Let’s first start by explaining who are heritage speakers and why it is important to study this population.
Heritage speakers are a special type of early bilinguals, typically children of first-generation immigrants born in a bilingual environment. Heritage speakers acquire the heritage language, which is not the society’s majority language, as their first language at home, usually from their parents. At the same time or when they start going to kindergarten or school, they are increasingly exposed to the language of the society, which will often become the dominant or majority language in adult age. Despite being L1 speakers of the heritage language, heritage speakers can diverge from their monolingual peers in terms of linguistic knowledge and language use. For example, a heritage speaker may be quite comfortable talking about everyday topics but lack vocabulary on subjects that go beyond personal experiences and themes.
Understanding how and why heritage grammars develop the way they do, inclusive of what variables predict outcomes at the individual level, can offer profound insights for linguistic theory in general as well as for challenges related to language maintenance, contact, policy and contribute to our general understanding of the bilingual brain. However, capturing what heritage speakers actually know about (one of) their heritage grammar(s) is especially challenging for various reasons related to their experiences with their HL, how we test such knowledge and the interface of the two.
In this chapter, we start by reviewing what has already been done in recent years in the field of heritage language bilingualism to take stock of where we are at methodologically.
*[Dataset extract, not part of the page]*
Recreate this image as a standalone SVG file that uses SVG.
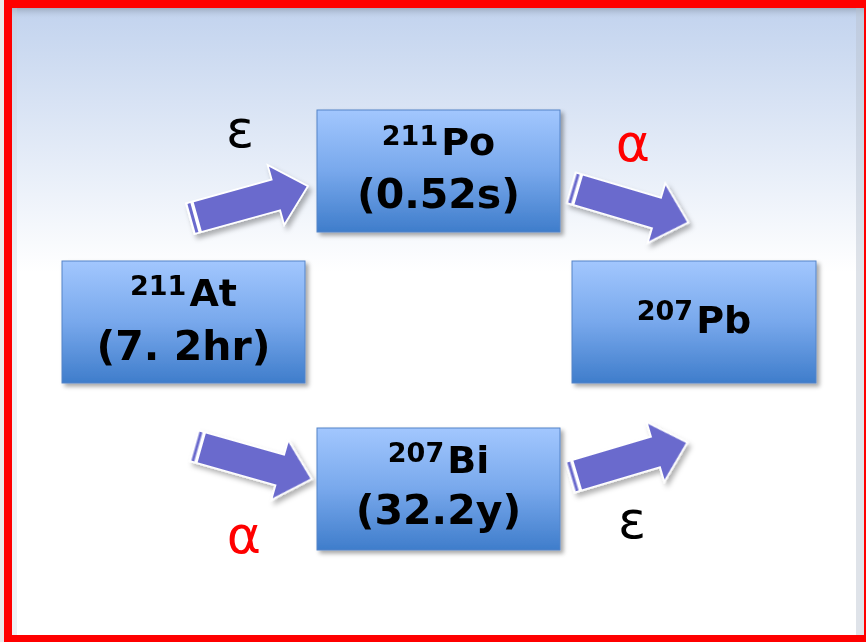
<svg xmlns="http://www.w3.org/2000/svg" width="866" height="642" viewBox="0 0 866 642">
  <defs>
    <linearGradient id="bg" x1="0" y1="0" x2="0" y2="1" gradientUnits="objectBoundingBox">
      <stop offset="0" stop-color="#c2d3ee"/>
      <stop offset="0.42" stop-color="#ffffff"/>
      <stop offset="1" stop-color="#ffffff"/>
    </linearGradient>
    <linearGradient id="topband" x1="0" y1="0" x2="0" y2="1">
      <stop offset="0" stop-color="#9fadc2"/>
      <stop offset="1" stop-color="#bccbe4" stop-opacity="0"/>
    </linearGradient>
    <linearGradient id="box" x1="0" y1="0" x2="0" y2="1">
      <stop offset="0" stop-color="#a2c7fe"/>
      <stop offset="0.5" stop-color="#78a8ec"/>
      <stop offset="1" stop-color="#3f7dcb"/>
    </linearGradient>
    <filter id="shadow" x="-10%" y="-10%" width="130%" height="130%">
      <feDropShadow dx="3" dy="3" stdDeviation="2.2" flood-color="#000" flood-opacity="0.35"/>
    </filter>
    <filter id="ashadow" x="-20%" y="-40%" width="150%" height="190%">
      <feDropShadow dx="3" dy="4" stdDeviation="2.5" flood-color="#000" flood-opacity="0.3"/>
    </filter>
    <g id="arrow">
      <path d="M0,-15 L89,-15 L89,-29 L120,0 L89,29 L89,15 L0,15 Z" fill="#ffffff" stroke="#ffffff" stroke-width="3.5" stroke-linejoin="miter"/>
      <rect x="0.5" y="-15" width="3" height="30" fill="#6a6acd"/>
      <path d="M7,-15 L89,-15 L89,-29 L120,0 L89,29 L89,15 L7,15 Z" fill="#6a6acd"/>
    </g>
    <style>
      .node rect { fill: url(#box); stroke: #5584c8; stroke-width: 1; filter: url(#shadow); }
      .lbl { font-family: "DejaVu Sans", "Liberation Sans", sans-serif; font-weight: bold; fill: #000; text-anchor: middle; }
      .sup { font-size: 27px; }
      .main { font-size: 38px; }
      .half { font-size: 41px; }
      .greek { font-family: "DejaVu Sans", "Noto Sans", sans-serif; font-size: 52px; text-anchor: middle; }
    </style>
  </defs>

  <rect x="0" y="0" width="866" height="642" fill="#e9e9e9"/>
  <rect x="12" y="8" width="852" height="630" fill="url(#bg)"/>
  <rect x="12" y="8" width="852" height="10" fill="url(#topband)"/>
  <rect x="12" y="8" width="5" height="630" fill="#c8cfdb" opacity="0.3"/>
  <rect x="856" y="8" width="8" height="630" fill="#b7c0cf" opacity="0.45"/>
  <rect x="8" y="4" width="860" height="635" fill="none" stroke="#ff0000" stroke-width="8"/>

  <g id="connectors">
    <g filter="url(#ashadow)">
      <use href="#arrow" transform="translate(191,218.5) rotate(-15.5)"/>
      <use href="#arrow" transform="translate(572,188) rotate(16.5)"/>
      <use href="#arrow" transform="translate(195,446) rotate(15.8)"/>
      <use href="#arrow" transform="translate(571,477) rotate(-16.5)"/>
    </g>
    <text class="greek" x="240" y="147" fill="#000">ε</text>
    <text class="greek" x="633" y="161" fill="#ff0000">α</text>
    <text class="greek" x="244" y="553" fill="#ff0000">α</text>
    <text class="greek" x="632" y="538" fill="#000">ε</text>
  </g>

  <g id="node-at211" class="node">
    <rect x="62" y="261" width="243" height="122"/>
    <text class="lbl" x="183.5" y="306"><tspan class="sup" dy="-11">211</tspan><tspan class="main" dy="11" dx="3">At</tspan></text>
    <text class="lbl half" x="183.5" y="360">(7. 2hr)</text>
  </g>

  <g id="node-po211" class="node">
    <rect x="317" y="110" width="243" height="122"/>
    <text class="lbl" x="438.5" y="155"><tspan class="sup" dy="-10">211</tspan><tspan class="main" dy="10" dx="3">Po</tspan></text>
    <text class="lbl half" x="438.5" y="208">(0.52s)</text>
  </g>

  <g id="node-bi207" class="node">
    <rect x="317" y="428" width="243" height="122"/>
    <text class="lbl" x="438.5" y="473"><tspan class="sup" dy="-11">207</tspan><tspan class="main" dy="11" dx="3">Bi</tspan></text>
    <text class="lbl half" x="438.5" y="524">(32.2y)</text>
  </g>

  <g id="node-pb207" class="node">
    <rect x="572" y="261" width="244" height="122"/>
    <text class="lbl" x="694" y="333"><tspan class="sup" dy="-13">207</tspan><tspan class="main" dy="13" dx="3">Pb</tspan></text>
  </g>
</svg>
We first give an overview of studies that used offline/behavioural methods, for example, acceptability judgment tasks, comprehension tasks, production (elicitation tasks and natural corpora) and recognition tasks, to investigate this population’s explicit knowledge about their heritage language and then we place a special emphasis on newer online methods, such as self-paced reading tasks, masked priming tasks, eye-tracking, and the electroencephalography (EEG) methodology, used recently to the domain of HL bilingualism. We believe online methods tapping into heritage speaker’s implicit knowledge are particularly suited to uncover the underlying basis of individual differences in heritage speaker outcomes as well as to capture more automatic indexes of processing, giving us a more direct access to how language processing unfolds in real time.